Forward prices equal the spot price plus the cost of carry (financing, storage, convenience yield). The forward premium or discount reflects interest rates, dividends (equities), or commodity storage costs. Pricing deviations create cash-and-carry or reverse cash-and-carry arbitrage opportunities.
From your study of futures and forward contracts, you know that a forward is an agreement to buy or sell an asset at a fixed price on a future date. But how is that price determined? The answer comes from a no-arbitrage argument that connects the forward price to what it costs to hold the underlying asset from now until delivery.
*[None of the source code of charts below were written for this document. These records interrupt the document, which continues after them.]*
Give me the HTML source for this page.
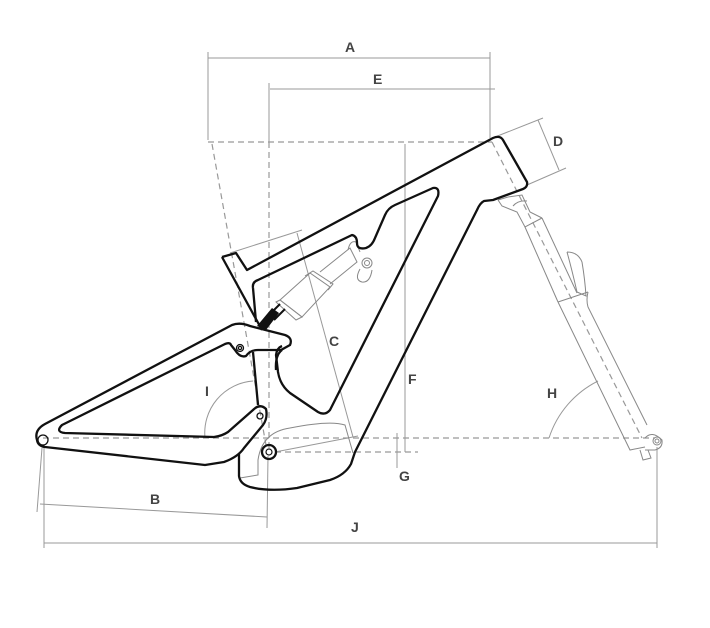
<!DOCTYPE html>
<html><head><meta charset="utf-8"><style>
html,body{margin:0;padding:0;background:#fff;}
svg{display:block;}
text{font-family:"Liberation Sans",sans-serif;font-weight:bold;font-size:14px;fill:#444;}
</style></head><body>
<svg width="710" height="628" viewBox="0 0 710 628" xmlns="http://www.w3.org/2000/svg">
<g fill="none" stroke="#999" stroke-width="1">
  <line x1="208" y1="52" x2="208" y2="140"/>
  <line x1="490" y1="52" x2="490" y2="138"/>
  <line x1="208" y1="58" x2="490" y2="58"/>
  <line x1="269" y1="83" x2="269" y2="142"/>
  <line x1="270" y1="89" x2="495" y2="89"/>
  <line x1="405" y1="144" x2="405" y2="452"/>
  <line x1="397" y1="433" x2="397" y2="468"/>
  <line x1="230" y1="253" x2="302" y2="230"/>
  <line x1="297" y1="233" x2="353" y2="437"/>
  <line x1="275" y1="452" x2="358" y2="436"/>
  <line x1="495" y1="137" x2="543" y2="118"/>
  <line x1="527" y1="185" x2="566" y2="168"/>
  <line x1="538" y1="120" x2="559" y2="170"/>
  <line x1="42" y1="448" x2="37" y2="512"/>
  <line x1="40" y1="504" x2="267" y2="517"/>
  <line x1="268" y1="456" x2="267" y2="528"/>
  <line x1="44" y1="448" x2="44" y2="548"/>
  <line x1="657" y1="447" x2="657" y2="548"/>
  <line x1="44" y1="543" x2="657" y2="543"/>
  <path d="M205,438 A52,52 0 0 1 253,381"/>
  <path d="M549,438 A97,97 0 0 1 598,381"/>
</g>
<g fill="none" stroke="#999" stroke-width="1.2" stroke-dasharray="6,4">
  <line x1="208" y1="142" x2="492" y2="142"/>
  <line x1="212" y1="144" x2="266" y2="445"/>
  <line x1="269" y1="142" x2="269" y2="450"/>
  <line x1="43" y1="438" x2="655" y2="438"/>
  <line x1="275" y1="452" x2="418" y2="452"/>
  <line x1="492" y1="142" x2="642" y2="438"/>
</g>
<g fill="none" stroke="#888" stroke-width="1">
  <!-- shock -->
  <path d="M280,300 L310,273 L330,287 L302,317 Z"/>
  <path d="M305,276 L313,271 L333,284 L328,290"/>
  <path d="M320,272 L350,248 L357,262 L330,284"/>
  <path d="M348,250 Q350,240 356,242 L360,252"/>
  <circle cx="367" cy="263" r="5"/>
  <circle cx="367" cy="263" r="2.5"/>
  <path d="M360,269 Q354,280 362,282 Q370,283 372,270"/>
  <path d="M276,302 L280,300 L302,317 L296,320 Z"/>
  <!-- fork -->
  <path d="M498,200 L508,197 L522,195 L530,212 L542,218"/>
  <path d="M498,200 L502,206 L517,212 L525,227 L542,218"/>
  <path d="M513,206 Q518,200 527,201"/>
  <path d="M525,227 L558,302"/>
  <path d="M542,218 L577,293"/>
  <path d="M558,302 L588,292"/>
  <path d="M558,302 L630,450 L645,447"/>
  <path d="M588,292 Q586,300 588,307 L647,425"/>
  <path d="M567,252 Q578,252 582,262 Q585,280 586,296 L577,292 Q572,270 567,252"/>
  <path d="M645,438 Q652,430 662,440 Q663,448 655,450 L645,450"/>
  <path d="M640,450 L643,460 L651,458 L648,450"/>
  <circle cx="657" cy="441" r="4"/>
  <circle cx="657" cy="441" r="2"/>
  <!-- motor -->
  <path d="M290,428 Q330,420 345,425 L353,453"/>
  <path d="M290,428 Q262,432 258,460 L258,475 L240,478"/>
</g>
<g fill="none" stroke="#111" stroke-width="2.3" stroke-linejoin="round">
  <path d="M222,257 L236,253 L247,270 L493,138 Q500,135 503,140 L527,182 Q528,187 523,189 L493,200 L484,201 Q480,203 477,210 L355,452 L351,464 Q345,475 330,480 L297,488 Q270,492 250,487 Q240,484 239,476 L239,454"/>
  <path d="M222,257 L262,330"/>
  <path d="M253,352 L258,405"/>
  <path d="M253,288 Q252,282 258,280 L352,235 Q357,236 357,243 Q357,250 366,248 Q372,246 375,238 L385,215 Q388,208 395,205 L433,188 Q440,187 438,196 L330,410 Q325,416 318,412 L290,393 Q280,385 278,372 L276,355 Q277,348 282,346"/>
  <path d="M253,288 L256,322"/>
  <path d="M37,440 Q34,430 45,424 L232,325 Q240,322 250,326 L285,335 Q293,338 290,345 L281,350 L258,350 Q250,350 246,356 Q240,358 235,350 L231,345 Q230,342 225,344 L62,425 Q55,432 65,433 L214,437 Q222,436 228,432 L253,410 Q260,403 266,409 Q268,418 263,425 L244,448 Q238,457 224,462 L205,465 L45,447 Q38,446 37,440 Z"/>
  <path d="M282,350 Q275,355 276,370"/>
</g>
<g fill="none" stroke="#111" stroke-width="1.3">
  <circle cx="43" cy="440" r="5"/>
  <circle cx="260" cy="416" r="3"/>
  <circle cx="240" cy="348" r="3.5"/>
  <circle cx="240" cy="348" r="1.6"/>
</g>
<circle cx="269" cy="452" r="7" fill="none" stroke="#111" stroke-width="2.3"/>
<circle cx="269" cy="452" r="3" fill="none" stroke="#111" stroke-width="1.2"/>
<path d="M257,326 L272,308 L279,313 L266,330 Z" fill="#111"/>
<path d="M268,316 L280,304 M274,320 L285,309" stroke="#111" stroke-width="2"/>
<g>
  <text x="345" y="52">A</text>
  <text x="373" y="84">E</text>
  <text x="553" y="146">D</text>
  <text x="329" y="346">C</text>
  <text x="408" y="384">F</text>
  <text x="399" y="481">G</text>
  <text x="547" y="398">H</text>
  <text x="205" y="396">I</text>
  <text x="150" y="504">B</text>
  <text x="351" y="532">J</text>
</g>
</svg>
</body></html>
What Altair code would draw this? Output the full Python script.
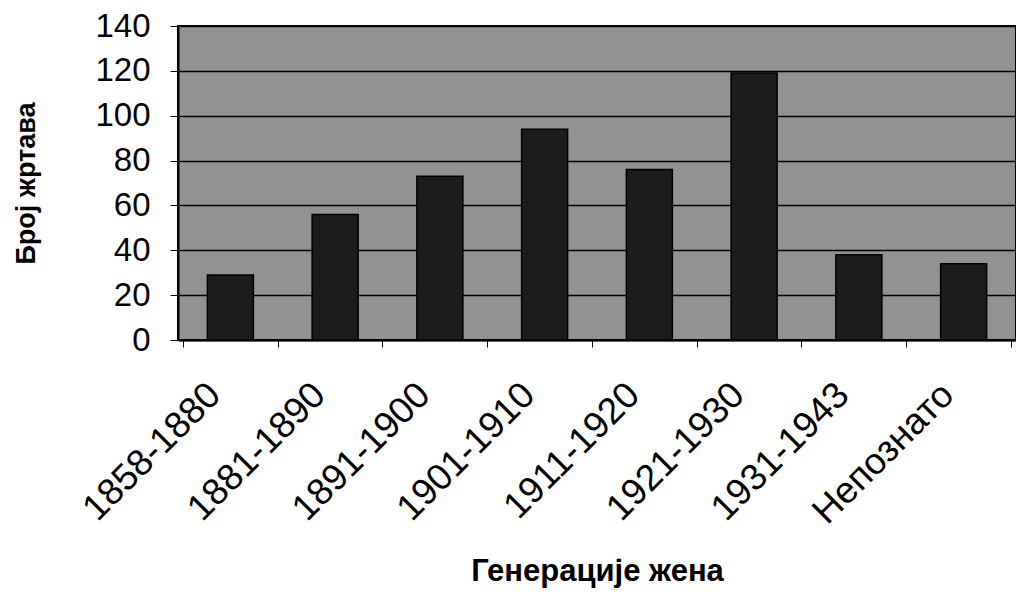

This cost of carry framework is one of the most elegant applications of arbitrage logic in finance.
Start with the simplest case: a non-dividend-paying stock. Suppose the stock trades at spot price S₀ today, and the risk-free interest rate is r. If you want to own the stock in T years, you have two equivalent strategies: (1) buy it forward at price F, or (2) borrow S₀ today, buy the stock now, hold it, and repay the loan at maturity. The cost of strategy 2 is S₀ × e^(rT) — just the future value of the spot price. By no-arbitrage, both strategies must cost the same: F = S₀ × e^(rT). The forward price equals the spot price compounded at the financing rate. This is the cost of carry — you're paying for the time value of money tied up in holding the asset.
The formula generalizes cleanly. For dividend-paying stocks, you subtract the present value of dividends (you receive them as the holder but the forward buyer doesn't, so the forward price is lower): F = (S₀ − PV(dividends)) × e^(rT). For currencies, the interest rate differential between two countries plays the same role — the forward exchange rate reflects which currency earns more interest. For physical commodities like oil or wheat, you add storage costs (you have to warehouse the oil) but subtract the convenience yield — the implicit value of having the commodity available now rather than later. In periods of supply shortage, the convenience yield is high, and forward prices can actually be *below* spot prices, a condition called backwardation.
Deviations from the cost-of-carry price create textbook arbitrage. If F > S₀e^(rT), you can profit by selling the overpriced forward while doing a cash-and-carry: borrow, buy the spot asset, deliver it at maturity and pocket the difference. If F < S₀e^(rT), you do the reverse cash-and-carry: short-sell the spot asset, invest the proceeds, and buy the forward. In practice, transaction costs, borrowing constraints, and short-selling restrictions create a no-arbitrage band rather than a single price. But the cost-of-carry formula remains the anchor — it tells you what fair value is, and how far any deviation must go before it becomes exploitable.